Jim and I rode up to our PA place yesterday afternoon to check on things. It was cold, yes, but the skies were blue and the air crisp and sharp. As we moved NW from home the winds picked up. Riding so snug and warm inside the car I didn't think about what that could mean for the "outside".
At the moment my head was filled with stories, stories I am learning for a solo program February 3 - a pick of multi-cultural old folktales for grown-ups. The title of the program is Rogue Tales - stories of intrigue and deception. As I work on them I think they are more about tricksters - tricksters that are still about in the world today. And relationships. In these stories the trickster is not always the one you expect it to be. In one story its a father, in another an old, conniving crone who traps a young husband, in another a couple who set out to trick each other. By definition - a rogue is a trickster.
Jim and I talked about the program. He has not heard the stories yet but relationships and sometimes tricksters are his business so he asks good questions. Questions that help me clarify the story.
So you see how it was that we reached the house and were startled when the wind nearly yanked the door off the car when we opened it and it was more bitterly cold than we had expected. When Jim opened the kitchen door I rushed in to get out of the cold - and found myself stepping into a freezer locker. Brrrrrrr. Much colder inside. We raced from room to room - turning on floor heaters. I heated water from the Polar Water bottle for hot chocolate - just to feel the hot cup in my stiffening fingers. Jim asured me, "it won't take long to warm up."
It was bitter cold inside the house. Houses are supposed to be warm. Its a shock when they aren't.

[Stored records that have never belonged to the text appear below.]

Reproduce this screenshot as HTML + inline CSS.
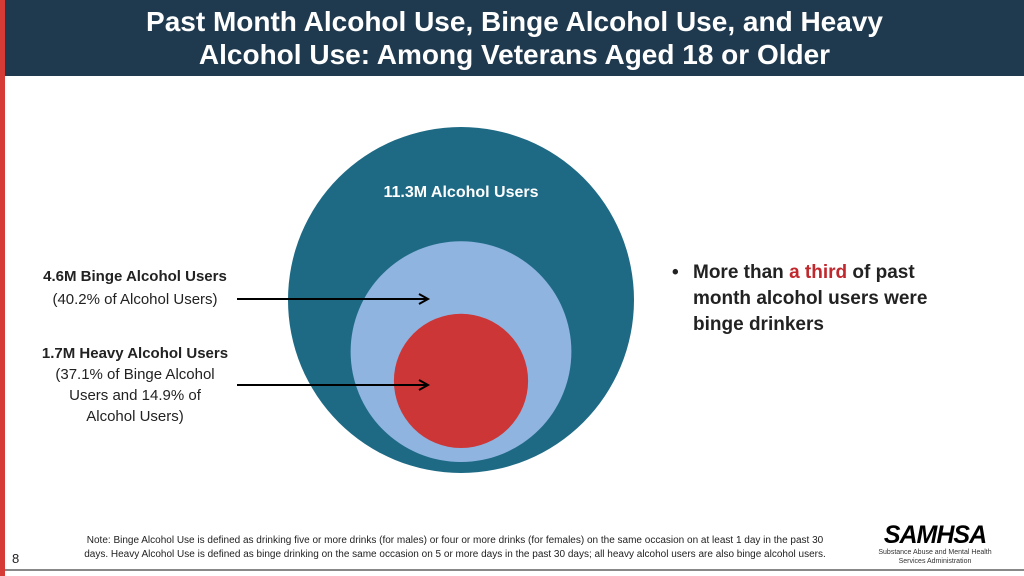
<!DOCTYPE html>
<html><head><meta charset="utf-8"><style>
body{margin:0;width:1024px;height:576px;position:relative;background:#fff;font-family:"Liberation Sans","DejaVu Sans",sans-serif;overflow:hidden}
#hdr{position:absolute;left:5px;top:0;width:1019px;height:76px;background:#1f3a4f;color:#fff;text-align:center;font-size:28px;line-height:33px;padding-top:5px;box-sizing:border-box;font-weight:bold}
#redbar{position:absolute;left:0;top:0;width:5px;height:576px;background:#d63b35}
.t{position:absolute;color:#222}
</style></head><body>
<div id="redbar"></div>
<div id="hdr">Past Month Alcohol Use, Binge Alcohol Use, and Heavy<br>Alcohol Use: Among Veterans Aged 18 or Older</div>
<svg id="chart" width="1024" height="576" style="position:absolute;left:0;top:0"></svg>
<div class="t" style="left:20px;top:265px;width:230px;text-align:center;font-size:15px;line-height:23px"><b>4.6M Binge Alcohol Users</b><br>(40.2% of Alcohol Users)</div>
<div class="t" style="left:20px;top:343px;width:230px;text-align:center;font-size:15px;line-height:21px"><b>1.7M Heavy Alcohol Users</b><br>(37.1% of Binge Alcohol<br>Users and 14.9% of<br>Alcohol Users)</div>
<div class="t" style="left:672px;top:260px;width:260px;font-size:19px;line-height:26px;font-weight:bold;padding-left:21px"><span style="position:absolute;left:0">•</span>More than <span style="color:#c0282d">a third</span> of past month alcohol users were binge drinkers</div>
<div class="t" style="left:60px;top:534px;width:790px;text-align:center;font-size:10px;line-height:14px">Note: Binge Alcohol Use is defined as drinking five or more drinks (for males) or four or more drinks (for females) on the same occasion on at least 1 day in the past 30<br>days. Heavy Alcohol Use is defined as binge drinking on the same occasion on 5 or more days in the past 30 days; all heavy alcohol users are also binge alcohol users.</div>
<div class="t" style="left:12px;top:551px;font-size:13px">8</div>
<div style="position:absolute;left:870px;top:522px;width:130px;text-align:center">
<div style="font-size:25px;font-weight:bold;font-style:italic;line-height:26px;letter-spacing:-1px">SAMHSA</div>
<div style="font-size:7px;line-height:9px;color:#333;white-space:nowrap">Substance Abuse and Mental Health<br>Services Administration</div></div>
<div style="position:absolute;left:5px;top:569px;width:1019px;height:2px;background:#888"></div>
<script>
const categories=["Alcohol Users","Binge Alcohol Users","Heavy Alcohol Users"];
const values=[11.3,4.6,1.7];
const colors=["#1e6a85","#8fb4e0","#cc3636"];
const svg=document.getElementById('chart');
const NS="http://www.w3.org/2000/svg";
const cx=461,outerBottom=473,maxR=173,gaps=[0,11,14];
function rScale(v){return maxR*Math.sqrt(v/values[0]);}
let bottom=outerBottom;const centers=[];
values.forEach((v,i)=>{
 const r=rScale(v);bottom-=gaps[i];const cy=bottom-r;
 const c=document.createElementNS(NS,'circle');
 c.setAttribute('cx',cx);c.setAttribute('cy',cy);c.setAttribute('r',r);c.setAttribute('fill',colors[i]);
 
 
 svg.appendChild(c);centers.push(cy);
});
const lbl=document.createElementNS(NS,'text');
lbl.setAttribute('x',cx);lbl.setAttribute('y',197);lbl.setAttribute('text-anchor','middle');
lbl.setAttribute('fill','#fff');lbl.setAttribute('font-size','16');lbl.setAttribute('font-weight','bold');lbl.setAttribute('font-family','Liberation Sans, sans-serif');
lbl.textContent=values[0]+'M '+categories[0];


svg.appendChild(lbl);
[[299],[385]].forEach((a,i)=>{
 const y=a[0];
 const g=document.createElementNS(NS,'g');
 
 
 g.innerHTML=`<line x1="237" y1="${y}" x2="426" y2="${y}" stroke="#000" stroke-width="2"/><polyline points="419,${y-5} 428,${y} 419,${y+5}" fill="none" stroke="#000" stroke-width="2"/>`;
 svg.appendChild(g);
});
</script>
</body></html>
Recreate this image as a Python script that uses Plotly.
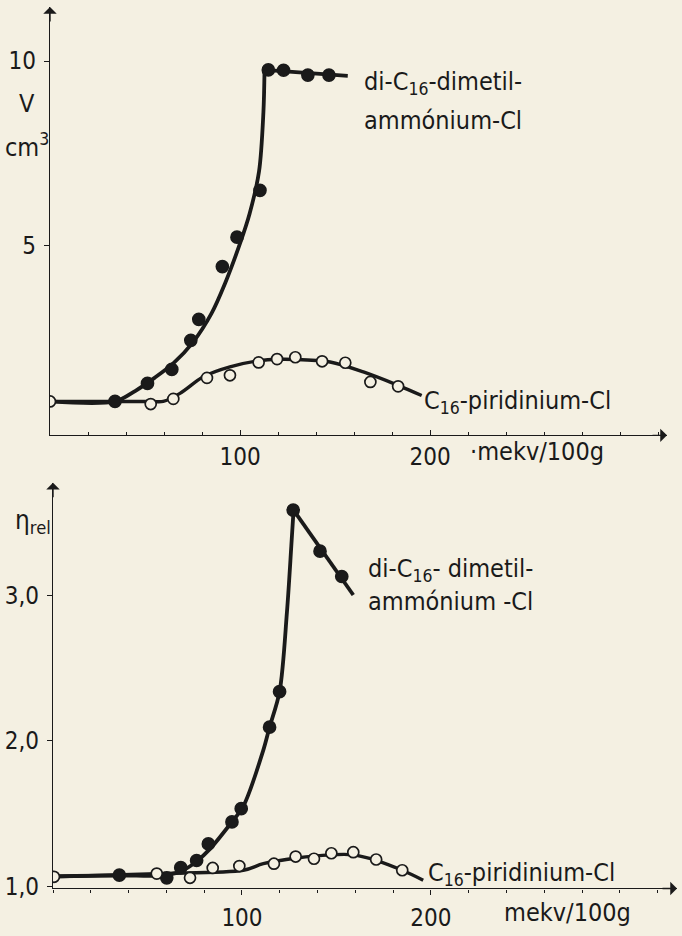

Cook, I thought. Make lunch. OK. I stepped to the sink to wash the lettuce and when I turned on the faucet - nothing happened. The pipes were frozen. Not surprising really - the house sits on an unprotected rise and the kitchen wall faces a field. Winds buffet this wall. In this case - freezing the kitchen sink water pipes.
All the other inside pipes were flowing. Taps open. Toilets flushing.
We had come to check on things, right?
Despite many warming cups of tea and hot chocolate by five o'clock I was ready to go home! It was still cold in the house. I hunkered down in our back bedroom where it was a little warmer than the other parts of the house. But that's not saying much. We packed up. Then checked the kitchen sink. The pipes were still frozen. I was ready to abandon ship regardless but a casual call home to our daughter, another owner, reminded us what a disaster we would face if it burst. Her warning and Jim's good sense prevailed. We stayed.
Quickly Jim had a roaring fire going in the living room wood stove. All the heaters were running. I hibernated in the bedroom - now having added several more layers of clothing. Then I remembered the electric blanket on our bed. It did not take 20 minutes for it to heat up and for me to snuggle in. Remember what General Electric used to say, "Live better electrically."
I know. I know. Whining. What a wimp! But you have to understand - I am southern born, used to warmer climes, my blood is thin and I am shiver at the cold in a summer breeze.
As the winds whipped against the kitchen wall I thought of "Little House on the Prairie" where they had no choice but to stay put in hard times. My admiration for pioneer women soars. What a debt we owe them.
And a personal thank you to Thomas Alva Edison. Isn't he the one who harnassed electricity?
This morning I woke up warm as toast under a mound of blankets. As I savored the warmth of the electric blanket a few more minutes, I thought of the story I told last week at the ANS pre-school. "Why the Bear Sleeps All Winter" and I felt a new kinship with bears. Smart, aren't they?